Thanks again, this was great.
Maria Camanes
Hi Dave,
The method is suitable for preventing crawling; however, those URLs might still be indexed (if they have external backlinks, for example) so they will still need to be noindexed.
Maria Camanes
Hi Mobius,
Unfortunately, we don’t have any data for adding the current year in titles yet, but that’d definitely make a great case study!
James
A brilliant read for those starting out. It is certainly true that having an internal link strategy is of great importance.
Nick Eubanks
I would add an additional solution: Custom built ruleset that allows for facets to be representative of product attributes *with* search volume and therefore builds them out as child directories off a parent category, based on user-set rules regardless of user selection order. With 3 levels of URL impact; tiered, parameterized, or hidden (via AJAX); where parameters exist to support the need to be linked (think email, remarketing, chat, etc.) but can then be abstracted/blocked via robots.
Dave
Hi Maria, great article. We’ve long needed a comprehensive guide to faceted navigation best practices.

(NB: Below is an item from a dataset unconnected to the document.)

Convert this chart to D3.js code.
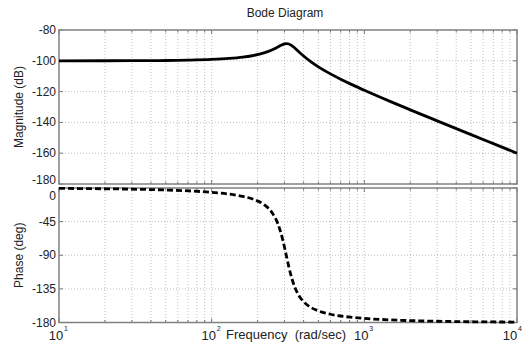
<!DOCTYPE html>
<html>
<head>
<meta charset="utf-8">
<script src="https://cdn.jsdelivr.net/npm/d3@7"></script>
<style>
  body { margin: 0; background: #fff; }
  svg { font-family: "Liberation Sans", Arial, sans-serif; }
  .grid line { stroke: #b0b0b0; stroke-width: 0.8; stroke-dasharray: 1,2; }
  .tick-label { font-size: 12px; fill: #222; }
</style>
</head>
<body>
<div id="chart"></div>
<script>
// frequencies read along the x axis (rad/sec)
const freq = [10, 20, 30, 50, 70, 100, 130, 160, 190, 220, 250, 270, 290, 300, 310, 320,
              335, 350, 375, 400, 450, 500, 600, 700, 850, 1000, 1500, 2000, 3000, 5000, 7000, 10000];
// magnitude (dB)
const magnitude = [-99.99, -99.97, -99.92, -99.79, -99.58, -99.13, -98.47, -97.58, -96.40, -94.82,
                   -92.77, -91.14, -89.59, -89.05, -88.86, -89.09, -90.15, -91.69, -94.43, -96.89,
                   -100.85, -103.9, -108.49, -111.95, -115.96, -119.14, -126.68, -131.84, -139.0,
                   -147.94, -153.8, -160.0];
// phase (deg)
const phase = [-0.52, -1.05, -1.58, -2.67, -3.84, -5.8, -8.18, -11.27, -15.58, -22.21,
               -33.68, -46.67, -66.72, -79.35, -92.65, -105.27, -121.0, -132.47, -144.75, -152.09,
               -160.17, -164.47, -168.96, -171.31, -173.34, -174.56, -176.56, -177.47, -178.34,
               -179.01, -179.29, -179.51];

const magTicks = [-80, -100, -120, -140, -160, -180];
const phaseTicks = [0, -45, -90, -135, -180];
const decades = [10, 100, 1000, 10000];
const decadeExp = ["1", "2", "3", "4"];

const W = 524, H = 347;
const left = 59, right = 517;
const magBox = {top: 30, bottom: 184};
const phBox = {top: 188, bottom: 322.5};

const svg = d3.select("#chart").append("svg")
    .attr("width", W)
    .attr("height", H);

const x = d3.scaleLog().domain([10, 10000]).range([left, right]);
const yMag = d3.scaleLinear().domain([-180, -80]).range([magBox.bottom, magBox.top]);
const yPh = d3.scaleLinear().domain([-180, 0]).range([phBox.bottom, phBox.top]);

// minor + major log grid positions
let logTicks = [];
decades.slice(0, 3).forEach(d => {
    for (let k = 1; k < 10; k++) logTicks.push(d * k);
});
logTicks.push(10000);

function drawPanel(y, ticks, box, labelShift) {
    let g = svg.append("g");

    let grid = g.append("g").attr("class", "grid");
    grid.selectAll(".vx")
        .data(logTicks.slice(1, -1))
        .enter().append("line")
        .attr("x1", d => x(d)).attr("x2", d => x(d))
        .attr("y1", box.top).attr("y2", box.bottom);
    grid.selectAll(".hy")
        .data(ticks.slice(1, -1))
        .enter().append("line")
        .attr("x1", left).attr("x2", right)
        .attr("y1", d => y(d)).attr("y2", d => y(d));

    // small inner tick marks
    let tk = g.append("g").attr("stroke", "#555").attr("stroke-width", 0.8);
    logTicks.forEach(d => {
        let len = decades.includes(d) ? 4 : 2.5;
        tk.append("line").attr("x1", x(d)).attr("x2", x(d)).attr("y1", box.top).attr("y2", box.top + len);
        tk.append("line").attr("x1", x(d)).attr("x2", x(d)).attr("y1", box.bottom).attr("y2", box.bottom - len);
    });
    ticks.forEach(d => {
        tk.append("line").attr("x1", left).attr("x2", left + 4).attr("y1", y(d)).attr("y2", y(d));
        tk.append("line").attr("x1", right).attr("x2", right - 4).attr("y1", y(d)).attr("y2", y(d));
    });

    g.append("rect")
        .attr("x", left).attr("y", box.top)
        .attr("width", right - left).attr("height", box.bottom - box.top)
        .attr("fill", "none")
        .attr("stroke", "#808080")
        .attr("stroke-width", 1.5);

    g.selectAll(".ylab")
        .data(ticks)
        .enter().append("text")
        .attr("class", "tick-label")
        .attr("x", left - 3)
        .attr("y", d => y(d) + 4 + labelShift(d))
        .attr("text-anchor", "end")
        .text(d => d);
    return g;
}

// the -180 / 0 labels meet at the panel seam; nudge them apart
drawPanel(yMag, magTicks, magBox, d => d === -180 ? -4 : 0);
drawPanel(yPh, phaseTicks, phBox, d => d === 0 ? 8 : 0);

const pts = freq.map((f, i) => ({f: f, m: magnitude[i], p: phase[i]}));

svg.append("path")
    .datum(pts)
    .attr("fill", "none")
    .attr("stroke", "#000")
    .attr("stroke-width", 2.8)
    .attr("d", d3.line().curve(d3.curveMonotoneX).x(d => x(d.f)).y(d => yMag(d.m)));

svg.append("path")
    .datum(pts)
    .attr("fill", "none")
    .attr("stroke", "#000")
    .attr("stroke-width", 2.8)
    .attr("stroke-dasharray", "6,3")
    .attr("d", d3.line().curve(d3.curveMonotoneX).x(d => x(d.f)).y(d => yPh(d.p)));

// x tick labels 10^n (last one pulled in so it stays inside the page)
decades.forEach((d, i) => {
    let off = i === decades.length - 1 ? -4 : 0;
    svg.append("text")
        .attr("class", "tick-label")
        .attr("x", x(d) - 3 + off)
        .attr("y", 340)
        .attr("text-anchor", "middle")
        .style("font-size", "13px")
        .text("10");
    svg.append("text")
        .attr("x", x(d) + 5 + off)
        .attr("y", 331)
        .style("font-size", "7px")
        .attr("fill", "#222")
        .text(decadeExp[i]);
});

svg.append("text")
    .attr("x", 286)
    .attr("y", 339)
    .attr("text-anchor", "middle")
    .style("font-size", "13px")
    .style("white-space", "pre")
    .attr("fill", "#222")
    .text("Frequency  (rad/sec)");

svg.append("text")
    .attr("x", 285)
    .attr("y", 17)
    .attr("text-anchor", "middle")
    .style("font-size", "12px")
    .attr("fill", "#222")
    .text("Bode Diagram");

svg.append("text")
    .attr("transform", "translate(23," + (magBox.top + magBox.bottom) / 2 + ") rotate(-90)")
    .attr("text-anchor", "middle")
    .style("font-size", "12px")
    .attr("fill", "#222")
    .text("Magnitude (dB)");

svg.append("text")
    .attr("transform", "translate(23," + (phBox.top + phBox.bottom) / 2 + ") rotate(-90)")
    .attr("text-anchor", "middle")
    .style("font-size", "12px")
    .attr("fill", "#222")
    .text("Phase (deg)");
</script>
</body>
</html>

One question, I’m not clear on what you’re saying about nofollowing facet links. It’s a method I’ve used in the past. Are you saying it is a suitable solution for preventing crawling of facets with no SEO benefit, or unsuitable?
Richard Hearne
One thing that comes to mind here is that some of the suggested fixes may have very different outcomes depending on whether Google has already crawled/indexed facet URLs. The NOFOLLOW attribute on facet links sounds nice, but might not be appropriate if Google has already indexed a large number of the target URLs. In that case canonicalisation might be a better solution. I do think the NOFOLLOW will work nicely if it’s in place from launch, but it’s far less ideal to implement later if it creates a massive number of orphans.
Another great way to handle this is to put your facet into URL fragments # and let JS load the page based on the data in the fragment. Currently Googlebot will not index the fragment, so it’s quite an elegant solution.